GIVEN EXERCISE »
Print nothing but the lines from the start of the listing below through the line that contains "(0,0) rectangle (1122,746);". Do not include the pictures.
--*--
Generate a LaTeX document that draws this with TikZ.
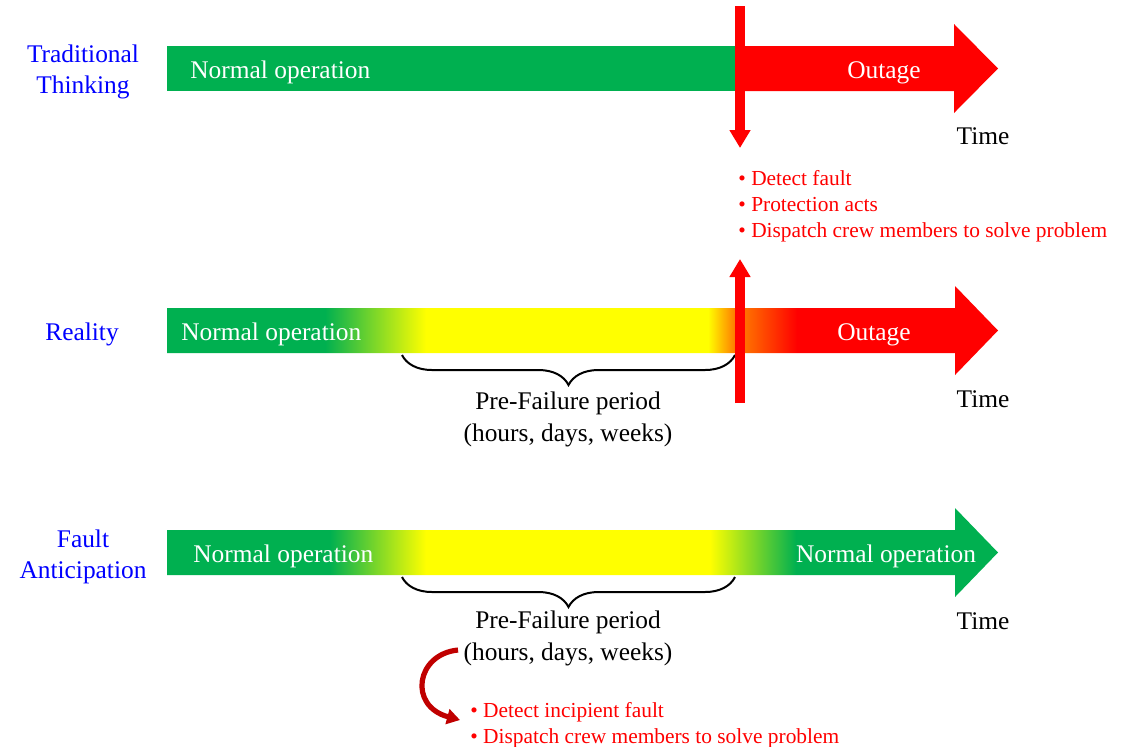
\documentclass[tikz,border=0pt]{standalone}
\usepackage{fontspec}
\setmainfont{Liberation Serif}
\usetikzlibrary{arrows.meta,decorations.pathreplacing}
\definecolor{opgreen}{HTML}{00B050}
\definecolor{fltred}{HTML}{FF0000}
\definecolor{warnyellow}{HTML}{FFFF00}
\definecolor{warnorange}{HTML}{FF7000}
\definecolor{rowblue}{HTML}{0000FF}
\definecolor{dkred}{HTML}{C00000}
% bar colours along the time axis (bar box is mapped onto 25bp..75bp)
\pgfdeclarehorizontalshading{realitybar}{100bp}{color(0bp)=(opgreen); color(34.51bp)=(opgreen);
  color(40.58bp)=(warnyellow); color(57.55bp)=(warnyellow); color(59.30bp)=(warnorange);
  color(59.78bp)=(warnorange); color(62.91bp)=(fltred); color(100bp)=(fltred)}
\pgfdeclarehorizontalshading{anticbar}{100bp}{color(0bp)=(opgreen); color(34.81bp)=(opgreen);
  color(40.58bp)=(warnyellow); color(57.67bp)=(warnyellow); color(62.85bp)=(opgreen);
  color(100bp)=(opgreen)}

\begin{document}
\begin{tikzpicture}[x=0.5pt,y=-0.5pt,
  bartext/.style={text=white,font=\fontsize{12.7}{16}\selectfont,inner sep=0pt},
  rowlabel/.style={text=rowblue,font=\fontsize{12.7}{15.5}\selectfont,align=center,inner sep=0pt,anchor=base},
  timelabel/.style={font=\fontsize{12.7}{16}\selectfont,inner sep=0pt,anchor=base},
  period/.style={font=\fontsize{12.7}{16}\selectfont,align=center,inner sep=0pt,anchor=base},
  notes/.style={text=fltred,font=\fontsize{10.7}{13}\selectfont,align=left,inner sep=0pt,anchor=base west},
  pfbrace/.style={decorate,decoration={brace,mirror,amplitude=15pt},line width=1pt},
  cutarrow/.style={fltred,line width=5pt,-{Triangle[width=10pt,length=9pt]}},
  turnarrow/.style={dkred,line width=2.6pt,-{Triangle[width=7.5pt,length=6.5pt]}}]
  \useasboundingbox (0,0) rectangle (1122,746);

  % traditional thinking
  \fill[opgreen] (167,46) rectangle (738,91);
  \fill[fltred] (737,46) -- (954,46) -- (954,24) -- (998,68.5) -- (954,113) -- (954,91) -- (737,91) -- cycle;
  \node[rowlabel] (trad) at (83,93.5) {Traditional\\Thinking};
  \node[bartext,anchor=base west] (norm1) at (190,78) {Normal operation};
  \node[bartext,anchor=base] (out1) at (884,78) {Outage};
  \node[timelabel] (time1) at (983,144) {Time};
  \coordinate (cut1a) at (740,6);
  \coordinate (cut1b) at (740,148);
  \draw[cutarrow] (cut1a) -- (cut1b);
  \node[notes] (act1) at (738,237) {\textbullet\ Detect fault\\\textbullet\ Protection acts\\\textbullet\ Dispatch crew members to solve problem};

  % reality
  \shade[shading=realitybar] (167,308) -- (955,308) -- (955,286) -- (998,330.5) -- (955,375) -- (955,353) -- (167,353) -- cycle;
  \node[rowlabel] (real) at (82,340) {Reality};
  \node[bartext,anchor=base west] (norm2) at (181,340) {Normal operation};
  \node[bartext,anchor=base] (out2) at (874,340) {Outage};
  \node[timelabel] (time2) at (983,407) {Time};
  \coordinate (br2a) at (402,355);
  \coordinate (br2b) at (735,355);
  \draw[pfbrace] (br2a) -- (br2b);
  \node[period] (pf2) at (568,441) {Pre-Failure period\\(hours, days, weeks)};
  \coordinate (cut2a) at (740,403);
  \coordinate (cut2b) at (740,259);
  \draw[cutarrow] (cut2a) -- (cut2b);

  % fault anticipation
  \shade[shading=anticbar] (167,530) -- (955,530) -- (955,508) -- (998,552.5) -- (955,597) -- (955,575) -- (167,575) -- cycle;
  \node[rowlabel] (antic) at (83,578) {Fault\\Anticipation};
  \node[bartext,anchor=base west] (norm3) at (193,562) {Normal operation};
  \node[bartext,anchor=base] (norm4) at (886,562) {Normal operation};
  \node[timelabel] (time3) at (983,629) {Time};
  \coordinate (br3a) at (402,577);
  \coordinate (br3b) at (735,577);
  \draw[pfbrace] (br3a) -- (br3b);
  \node[period] (pf3) at (568,660.5) {Pre-Failure period\\(hours, days, weeks)};
  \node[notes] (act3) at (470,743) {\textbullet\ Detect incipient fault\\\textbullet\ Dispatch crew members to solve problem};
  \coordinate (turn3a) at (458,650);
  \coordinate (turn3b) at (460,720);
  \draw[turnarrow] (turn3a) .. controls (416,654) and (408,706) .. (turn3b);
\end{tikzpicture}
\end{document}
--*--
TASK SOLUTION »
Generate a LaTeX document that draws this with TikZ.
\documentclass[tikz,border=0pt]{standalone}
\usepackage{fontspec}
\setmainfont{Liberation Serif}
\usetikzlibrary{arrows.meta,decorations.pathreplacing}
\definecolor{opgreen}{HTML}{00B050}
\definecolor{fltred}{HTML}{FF0000}
\definecolor{warnyellow}{HTML}{FFFF00}
\definecolor{warnorange}{HTML}{FF7000}
\definecolor{rowblue}{HTML}{0000FF}
\definecolor{dkred}{HTML}{C00000}
% bar colours along the time axis (bar box is mapped onto 25bp..75bp)
\pgfdeclarehorizontalshading{realitybar}{100bp}{color(0bp)=(opgreen); color(34.51bp)=(opgreen);
  color(40.58bp)=(warnyellow); color(57.55bp)=(warnyellow); color(59.30bp)=(warnorange);
  color(59.78bp)=(warnorange); color(62.91bp)=(fltred); color(100bp)=(fltred)}
\pgfdeclarehorizontalshading{anticbar}{100bp}{color(0bp)=(opgreen); color(34.81bp)=(opgreen);
  color(40.58bp)=(warnyellow); color(57.67bp)=(warnyellow); color(62.85bp)=(opgreen);
  color(100bp)=(opgreen)}

\begin{document}
\begin{tikzpicture}[x=0.5pt,y=-0.5pt,
  bartext/.style={text=white,font=\fontsize{12.7}{16}\selectfont,inner sep=0pt},
  rowlabel/.style={text=rowblue,font=\fontsize{12.7}{15.5}\selectfont,align=center,inner sep=0pt,anchor=base},
  timelabel/.style={font=\fontsize{12.7}{16}\selectfont,inner sep=0pt,anchor=base},
  period/.style={font=\fontsize{12.7}{16}\selectfont,align=center,inner sep=0pt,anchor=base},
  notes/.style={text=fltred,font=\fontsize{10.7}{13}\selectfont,align=left,inner sep=0pt,anchor=base west},
  pfbrace/.style={decorate,decoration={brace,mirror,amplitude=15pt},line width=1pt},
  cutarrow/.style={fltred,line width=5pt,-{Triangle[width=10pt,length=9pt]}},
  turnarrow/.style={dkred,line width=2.6pt,-{Triangle[width=7.5pt,length=6.5pt]}}]
  \useasboundingbox (0,0) rectangle (1122,746);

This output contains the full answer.